Below is a summary of some of my past and current projects. If you click on each figure, you will be directed to the most relevant publication (except for the ones that are under review). Please check out my CV for a full list of publications and presentations, and feel free to email me for any pdfs or slides/posters.


Automatic recognition of L2 speech-in-noise

In this study, we compared four state-of-the-art Automatic Speech Recognition (ASR) systems (Google, HuBERT, wav2vec 2.0, whisper) and human listeners on word recognition accuracy of second language (L2) speech embedded in noise. We found that one system, whisper, performed at levels similar to (or in some cases, better than) human listeners. However, the content of its responses diverged substantially from human responses. This suggests that ASR could be utilized to predict human intelligibility but should be used with caution.

Proactive and reactive F0 adjustments in speech

A production experiment was conducted to investigate speakers' (i) pre-planned and (ii) adaptive F0 control. In particular, the experiment examined whether speakers vary F0 parameters (i) according to the initially planned utterance length and (ii) in response to the unanticipated changes in the length. An experimental paradigm was developed in which the visual stimuli that cue the parts of the utterance are delayed until after participants initiate an utterance. Analyses of F0 trajectories found strong evidence for both pre-planned and adaptive F0 control.

F0 control: pitch targets vs. pitch register

The present study examined what speakers control most directly to produce variationa in F0, by evaluating target-control and register-control hypotheses.
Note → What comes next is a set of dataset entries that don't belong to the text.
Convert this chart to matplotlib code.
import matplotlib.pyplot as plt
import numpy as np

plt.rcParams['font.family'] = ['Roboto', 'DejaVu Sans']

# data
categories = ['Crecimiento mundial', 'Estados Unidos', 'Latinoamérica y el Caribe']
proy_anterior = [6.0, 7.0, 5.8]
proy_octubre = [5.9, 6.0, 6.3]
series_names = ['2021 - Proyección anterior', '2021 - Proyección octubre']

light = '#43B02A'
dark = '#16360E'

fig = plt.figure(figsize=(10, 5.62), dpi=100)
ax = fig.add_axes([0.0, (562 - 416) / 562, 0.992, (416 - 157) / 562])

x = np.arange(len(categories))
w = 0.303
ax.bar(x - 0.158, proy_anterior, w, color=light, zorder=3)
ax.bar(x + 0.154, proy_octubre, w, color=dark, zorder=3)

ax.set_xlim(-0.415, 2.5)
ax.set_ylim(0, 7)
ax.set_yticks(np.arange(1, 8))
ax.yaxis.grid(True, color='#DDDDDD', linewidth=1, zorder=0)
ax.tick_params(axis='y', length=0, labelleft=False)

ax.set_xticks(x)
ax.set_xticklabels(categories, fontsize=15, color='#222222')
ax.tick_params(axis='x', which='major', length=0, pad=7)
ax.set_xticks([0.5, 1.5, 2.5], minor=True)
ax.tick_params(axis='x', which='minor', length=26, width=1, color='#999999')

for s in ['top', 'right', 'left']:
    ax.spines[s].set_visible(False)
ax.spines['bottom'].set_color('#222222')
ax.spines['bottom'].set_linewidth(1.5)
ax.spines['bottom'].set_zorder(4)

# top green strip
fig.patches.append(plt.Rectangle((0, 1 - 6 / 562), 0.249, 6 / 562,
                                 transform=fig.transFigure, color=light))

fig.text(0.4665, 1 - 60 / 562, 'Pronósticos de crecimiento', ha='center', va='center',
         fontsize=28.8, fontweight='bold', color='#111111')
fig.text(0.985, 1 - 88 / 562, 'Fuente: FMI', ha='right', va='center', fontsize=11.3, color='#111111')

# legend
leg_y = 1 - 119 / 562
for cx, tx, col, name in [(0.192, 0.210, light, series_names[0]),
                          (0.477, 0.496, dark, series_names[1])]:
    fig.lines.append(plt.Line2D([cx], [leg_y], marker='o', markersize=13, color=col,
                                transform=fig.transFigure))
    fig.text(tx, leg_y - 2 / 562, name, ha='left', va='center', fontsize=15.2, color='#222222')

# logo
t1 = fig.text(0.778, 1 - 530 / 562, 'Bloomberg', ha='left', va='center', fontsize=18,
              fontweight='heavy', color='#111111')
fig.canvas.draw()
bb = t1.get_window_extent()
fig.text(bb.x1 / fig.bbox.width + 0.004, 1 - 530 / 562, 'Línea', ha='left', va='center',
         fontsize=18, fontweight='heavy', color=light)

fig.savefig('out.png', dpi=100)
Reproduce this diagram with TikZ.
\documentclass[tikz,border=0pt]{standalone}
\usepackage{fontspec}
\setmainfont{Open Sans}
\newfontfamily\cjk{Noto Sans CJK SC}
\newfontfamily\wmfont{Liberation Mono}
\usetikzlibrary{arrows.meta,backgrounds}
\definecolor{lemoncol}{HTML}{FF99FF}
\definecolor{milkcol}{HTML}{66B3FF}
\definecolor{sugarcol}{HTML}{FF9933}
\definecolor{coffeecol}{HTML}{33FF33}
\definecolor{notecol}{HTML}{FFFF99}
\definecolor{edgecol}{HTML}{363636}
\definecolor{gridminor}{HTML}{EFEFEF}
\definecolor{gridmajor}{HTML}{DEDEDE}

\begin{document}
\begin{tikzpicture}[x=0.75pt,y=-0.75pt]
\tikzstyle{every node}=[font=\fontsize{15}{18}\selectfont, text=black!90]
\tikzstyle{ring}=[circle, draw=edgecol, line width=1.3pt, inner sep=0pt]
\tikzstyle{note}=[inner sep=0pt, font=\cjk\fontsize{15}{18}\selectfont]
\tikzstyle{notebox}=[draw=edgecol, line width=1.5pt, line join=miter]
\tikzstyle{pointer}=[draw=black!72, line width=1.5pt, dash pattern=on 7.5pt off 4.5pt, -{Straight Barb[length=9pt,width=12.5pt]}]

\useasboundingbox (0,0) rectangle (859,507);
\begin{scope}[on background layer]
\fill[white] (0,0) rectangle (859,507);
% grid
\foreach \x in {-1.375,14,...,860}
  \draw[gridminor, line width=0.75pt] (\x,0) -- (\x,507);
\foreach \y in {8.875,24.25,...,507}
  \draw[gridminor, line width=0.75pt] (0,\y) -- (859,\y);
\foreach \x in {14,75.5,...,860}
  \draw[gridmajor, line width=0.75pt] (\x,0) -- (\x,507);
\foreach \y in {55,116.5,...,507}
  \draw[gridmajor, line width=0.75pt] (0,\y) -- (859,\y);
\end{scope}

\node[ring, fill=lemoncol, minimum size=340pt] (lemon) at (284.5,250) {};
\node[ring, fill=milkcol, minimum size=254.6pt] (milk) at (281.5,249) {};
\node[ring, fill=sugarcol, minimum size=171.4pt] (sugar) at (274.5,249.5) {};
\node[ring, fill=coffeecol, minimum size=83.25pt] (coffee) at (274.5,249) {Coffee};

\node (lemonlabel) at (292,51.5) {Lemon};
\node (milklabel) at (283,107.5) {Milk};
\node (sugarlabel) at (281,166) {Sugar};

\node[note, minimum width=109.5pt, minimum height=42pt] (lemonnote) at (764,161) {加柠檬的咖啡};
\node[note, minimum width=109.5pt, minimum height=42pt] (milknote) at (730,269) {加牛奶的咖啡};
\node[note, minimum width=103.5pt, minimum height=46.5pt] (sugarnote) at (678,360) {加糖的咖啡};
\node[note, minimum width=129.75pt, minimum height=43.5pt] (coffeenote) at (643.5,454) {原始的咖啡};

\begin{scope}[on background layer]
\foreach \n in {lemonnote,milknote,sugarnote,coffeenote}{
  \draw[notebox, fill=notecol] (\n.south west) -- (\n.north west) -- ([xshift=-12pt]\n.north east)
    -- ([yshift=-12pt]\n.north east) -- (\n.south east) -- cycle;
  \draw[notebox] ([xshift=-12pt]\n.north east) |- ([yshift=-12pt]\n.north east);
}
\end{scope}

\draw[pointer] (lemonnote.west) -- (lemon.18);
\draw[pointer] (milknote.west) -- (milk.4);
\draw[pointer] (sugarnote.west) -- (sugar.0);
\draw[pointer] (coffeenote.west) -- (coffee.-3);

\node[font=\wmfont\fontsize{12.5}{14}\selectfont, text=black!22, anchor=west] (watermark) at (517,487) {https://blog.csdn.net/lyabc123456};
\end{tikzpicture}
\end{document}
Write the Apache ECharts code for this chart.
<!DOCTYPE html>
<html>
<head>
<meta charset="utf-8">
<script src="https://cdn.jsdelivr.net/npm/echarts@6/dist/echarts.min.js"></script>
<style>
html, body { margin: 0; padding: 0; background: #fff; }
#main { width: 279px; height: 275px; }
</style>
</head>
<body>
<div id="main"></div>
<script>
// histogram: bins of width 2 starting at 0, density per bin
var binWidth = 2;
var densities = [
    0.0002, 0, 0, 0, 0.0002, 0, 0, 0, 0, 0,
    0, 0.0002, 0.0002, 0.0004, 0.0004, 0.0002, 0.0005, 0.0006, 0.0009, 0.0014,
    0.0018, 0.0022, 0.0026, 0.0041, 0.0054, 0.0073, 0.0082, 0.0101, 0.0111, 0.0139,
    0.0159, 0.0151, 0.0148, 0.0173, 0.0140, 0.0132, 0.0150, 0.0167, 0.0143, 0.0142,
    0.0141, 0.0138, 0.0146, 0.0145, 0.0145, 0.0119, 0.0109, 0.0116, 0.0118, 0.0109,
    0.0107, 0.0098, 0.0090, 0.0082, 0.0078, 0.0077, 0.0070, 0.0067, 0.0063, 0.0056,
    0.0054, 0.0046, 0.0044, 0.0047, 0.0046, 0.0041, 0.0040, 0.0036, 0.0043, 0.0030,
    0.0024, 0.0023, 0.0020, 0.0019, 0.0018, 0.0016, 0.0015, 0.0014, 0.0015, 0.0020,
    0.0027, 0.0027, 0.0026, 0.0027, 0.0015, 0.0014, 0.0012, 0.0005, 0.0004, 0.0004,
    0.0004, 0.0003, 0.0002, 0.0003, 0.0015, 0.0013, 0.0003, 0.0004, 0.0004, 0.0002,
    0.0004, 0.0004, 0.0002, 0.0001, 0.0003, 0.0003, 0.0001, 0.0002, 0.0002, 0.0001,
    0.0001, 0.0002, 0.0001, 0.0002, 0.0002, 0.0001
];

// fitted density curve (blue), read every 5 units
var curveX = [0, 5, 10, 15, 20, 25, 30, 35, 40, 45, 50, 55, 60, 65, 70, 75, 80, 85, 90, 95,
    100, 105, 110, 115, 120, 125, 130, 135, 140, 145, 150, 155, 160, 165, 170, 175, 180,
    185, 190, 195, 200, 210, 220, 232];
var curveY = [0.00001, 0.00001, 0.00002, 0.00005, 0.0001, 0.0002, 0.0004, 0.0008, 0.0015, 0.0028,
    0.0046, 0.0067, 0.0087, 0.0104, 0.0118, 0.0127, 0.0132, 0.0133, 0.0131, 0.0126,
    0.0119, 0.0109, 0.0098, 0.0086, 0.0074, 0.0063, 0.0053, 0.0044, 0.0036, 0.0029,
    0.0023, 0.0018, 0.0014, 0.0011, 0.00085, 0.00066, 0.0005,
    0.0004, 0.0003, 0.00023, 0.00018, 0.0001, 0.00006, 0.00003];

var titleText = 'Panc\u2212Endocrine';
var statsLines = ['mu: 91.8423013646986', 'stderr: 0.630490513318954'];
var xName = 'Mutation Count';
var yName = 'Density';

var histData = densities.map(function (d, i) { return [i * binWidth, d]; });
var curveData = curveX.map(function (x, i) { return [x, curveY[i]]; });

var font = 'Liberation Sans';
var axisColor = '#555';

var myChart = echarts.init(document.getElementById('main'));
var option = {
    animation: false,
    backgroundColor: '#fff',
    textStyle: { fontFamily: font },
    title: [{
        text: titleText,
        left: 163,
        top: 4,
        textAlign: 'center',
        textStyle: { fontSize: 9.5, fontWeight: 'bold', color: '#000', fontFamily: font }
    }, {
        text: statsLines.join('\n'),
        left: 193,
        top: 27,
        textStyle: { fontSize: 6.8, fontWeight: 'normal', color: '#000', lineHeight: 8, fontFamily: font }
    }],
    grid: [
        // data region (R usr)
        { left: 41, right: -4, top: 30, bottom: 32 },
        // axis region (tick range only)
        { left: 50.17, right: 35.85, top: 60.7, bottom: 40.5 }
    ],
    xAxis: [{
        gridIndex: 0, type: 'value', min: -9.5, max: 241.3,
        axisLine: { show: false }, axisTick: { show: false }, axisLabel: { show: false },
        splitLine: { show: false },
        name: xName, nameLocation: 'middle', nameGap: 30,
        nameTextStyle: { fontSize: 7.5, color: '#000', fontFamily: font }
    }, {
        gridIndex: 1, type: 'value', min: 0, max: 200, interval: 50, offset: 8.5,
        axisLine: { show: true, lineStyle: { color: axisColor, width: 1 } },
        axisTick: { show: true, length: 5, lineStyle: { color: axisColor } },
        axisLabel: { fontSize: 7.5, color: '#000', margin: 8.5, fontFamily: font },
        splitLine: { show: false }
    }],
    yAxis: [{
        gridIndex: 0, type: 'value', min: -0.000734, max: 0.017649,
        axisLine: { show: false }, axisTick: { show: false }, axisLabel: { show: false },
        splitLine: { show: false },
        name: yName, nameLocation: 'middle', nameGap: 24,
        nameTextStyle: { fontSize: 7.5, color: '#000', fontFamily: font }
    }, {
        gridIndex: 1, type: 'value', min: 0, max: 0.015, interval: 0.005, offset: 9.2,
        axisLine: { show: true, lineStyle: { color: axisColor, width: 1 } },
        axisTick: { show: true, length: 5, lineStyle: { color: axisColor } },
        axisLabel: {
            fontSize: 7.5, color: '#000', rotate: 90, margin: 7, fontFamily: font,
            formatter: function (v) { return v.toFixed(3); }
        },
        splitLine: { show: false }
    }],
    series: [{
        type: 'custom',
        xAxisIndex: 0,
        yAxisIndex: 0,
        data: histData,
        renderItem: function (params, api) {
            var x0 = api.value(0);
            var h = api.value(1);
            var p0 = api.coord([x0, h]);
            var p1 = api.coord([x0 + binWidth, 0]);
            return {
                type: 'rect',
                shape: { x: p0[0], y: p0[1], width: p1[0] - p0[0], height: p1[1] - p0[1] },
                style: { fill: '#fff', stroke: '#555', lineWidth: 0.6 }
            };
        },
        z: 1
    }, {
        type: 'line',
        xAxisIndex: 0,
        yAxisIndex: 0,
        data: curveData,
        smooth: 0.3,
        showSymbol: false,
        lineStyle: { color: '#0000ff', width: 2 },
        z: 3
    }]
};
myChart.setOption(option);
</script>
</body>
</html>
In the target-control hypothesis, it is individual pitch targets that speakers mainly control to produce variations in F0, whereas in the register-control hypothesis, it is the control of pitch register (F0 space in which the targets are realized) that induces F0 variations. These hypotheses were assessed by examining the correlations between F0 peaks and valleys in empirical F0 trajectories and through computational modeling. The results suggest that pitch register may be a more important control parameter than previous models have assumed.

Functional relations between speech rate and phonetic variables

This study examined how phonetic measures covary with speech rate, specifically assessing whether there is evidence for linear and/or non-linear relations with rate, and how those relations may differ between phrase boundaries. Productions of English non-restrictive (NRRCs) and restrictive relative clauses (RRCs) were collected using a method in which variation in speech rate was cued by the speed of motion of a visual stimulus. Analyses of articulatory and acoustic variables showed that the variables associated with a phrase boundary that follows the RC were more susceptible to rate variation than those at a boundary that precedes the RC. Phonetic variables at the post-RC boundary also showed evidence for non-linear relations with rate, which suggest floor or ceiling attenuation effects at extreme rates.

Temporal localization of syntactic-prosodic information

This study used a novel neural network-based analysis method for temporally localizing prosodic information that is associated with syntactic contrast in acoustic and articulatory signals. Neural networks were trained on multi-dimensional acoustic and articulatory data to classify the two types of relative clauses (RRCs vs. NRRCs), and the network accuracies on test data were analyzed. The results found two different patterns: (i) syntactically conditioned prosodic information was either widely distributed around the boundaries or (ii) narrowly distributed at specific locations. The findings suggest that prosodic expression of syntactic contrasts does not occur in the uniform way or at a fixed location.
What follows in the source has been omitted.